Il dénonce également le fait que son drapeau ait été confisqué : "La France [...] est devenue aujourd’hui le complice d’un gouvernement autoritaire." Estimant que sa liberté d’expression a été trahie, il s’interroge : la liberté peut-elle être "compromis[e] pour accueillir des dictateurs ?"

 

"Les gendarmes m’ont dit qu’ils ne pouvaient pas me rendre mon drapeau"

Notre rédaction a contacté Pho-Han Wu :

J’ai sorti ce drapeau car je savais que Xi Jinping allait passer par là, et également pour toutes les raisons évoquées sur Facebook : je voulais montrer à Xi Jinping et au monde la détermination des Taïwanais en faveur de l’indépendance, la liberté et la démocratie. Quand le gendarme m’a pris mon drapeau, j’ai commencé à scander des slogans, puisque je n’avais plus rien à montrer.

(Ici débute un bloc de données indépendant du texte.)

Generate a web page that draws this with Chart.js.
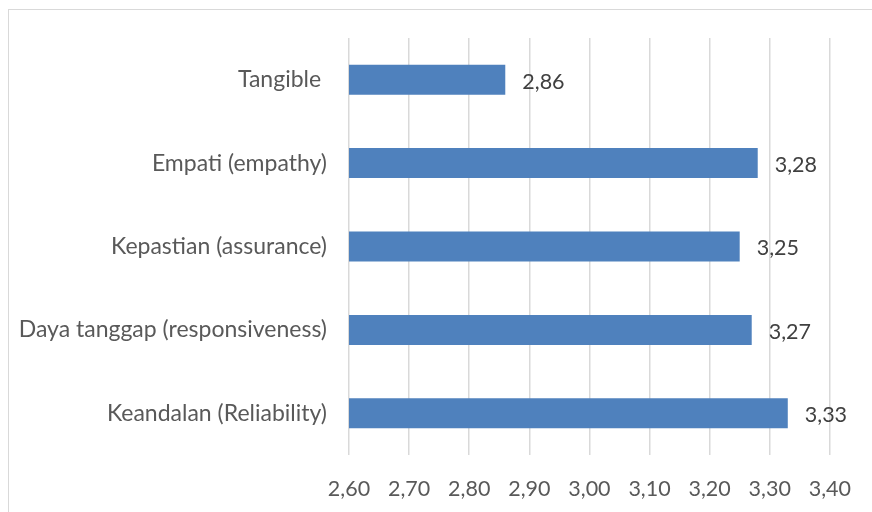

Ensuite, les gendarmes m’ont mis face à un mur pour me fouiller. Puis ils m’ont mis dans leur camionnette. À l’intérieur, il y avait deux agents. Au début, ils ne voulaient pas me laisser parler, mais ensuite, nous avons commencé à parler. C’est comme ça que j’ai appris qu’ils avaient reçu des consignes venant "d’en haut", visant à empêcher tous types de protestation.

Plus d’une heure après, ils m’ont laissé repartir. Ils m’ont rendu mon passeport et ma carte d’étudiant, mais ils ont gardé mon drapeau. Ils ont dit qu’ils étaient désolés, mais qu’ils ne pouvaient pas me le rendre.

"Comment un drapeau peut-il être considéré comme une menace ?"

Je me trouvais juste le long de la route et je voulais simplement agiter mon drapeau : comment cela a-t-il pu être considéré comme une menace ?

Sous ma vidéo Facebook, j’ai lu des commentaires complètement fous : "Pourquoi la police ne t’a pas tiré une balle dans la tête ? Pourquoi elle ne t’a pas frappé et tué ? Pourquoi tu ne t’es pas immolé ?" Je pense que beaucoup de ces commentaires viennent de faux comptes, gérés depuis la Chine, dont l’objectif est de cibler certaines publications ou certaines personnes, comme on le constate souvent à Taïwan. Cela dit, certains de ces commentaires viennent aussi de Taïwanais.

Mais j’ai aussi reçu des messages de soutien de Taïwanais et de Français, notamment qui vivent à Taïwan.

 

"Cela ne repose sur aucun texte"

Selon Michel Tubiana, président d’honneur de la Ligue des droits de l’Homme, la gendarmerie n’avait pas le droit de confisquer le drapeau de cet étudiant : "Cela ne repose sur aucun texte." Il explique qu’il arrive régulièrement que les forces de l’ordre confisquent les panneaux de manifestants, sous prétexte qu’ils seraient "dangereux" ou qu’il s’agirait de "troubles à l’ordre public", mais que cela n'est jamais justifié.

Contactée par notre rédaction, la gendarmerie nationale n’a pas répondu à nos questions. Nous les publierons si une réponse nous parvient.

En tournée pendant trois jours en France, Xi Jinping souhaitait notamment faire la promotion de son programme économique des "nouvelles routes de la soie". Lors de son séjour, il a notamment signé des contrats avec Airbus et EDF.

En marge de sa visite, plusieurs manifestations critiques à l’égard du pouvoir chinois ont eu lieu, rassemblant notamment des Tibétains et des Ouïghours. Mais aucun incident semblable à celui de l’étudiant taïwanais n’a été répertorié.

>> LIRE SUR LES OBSERVATEURS : La diaspora ouïghoure exige des preuves de vie de ses disparus, "rééduqués" par la Chine

La Chine et Taïwan sont gouvernés séparément depuis 1949, mais l’île n’a jamais formellement déclaré son indépendance et est seulement reconnue par une poignée de pays, d’où l’ambiguïté de son statut. De son côté, le gouvernement chinois considère que Taïwan fait partie de son territoire, comme l’a encore répété récemment Xi Jinping. Début janvier, il a déclaré qu’il était prêt à tout pour récupérer l’île, y compris à faire usage de la force, proposant une solution à "un pays, deux systèmes", similaire à Hong-Kong. Mais il a essuyé un refus de la présidente taïwanaise.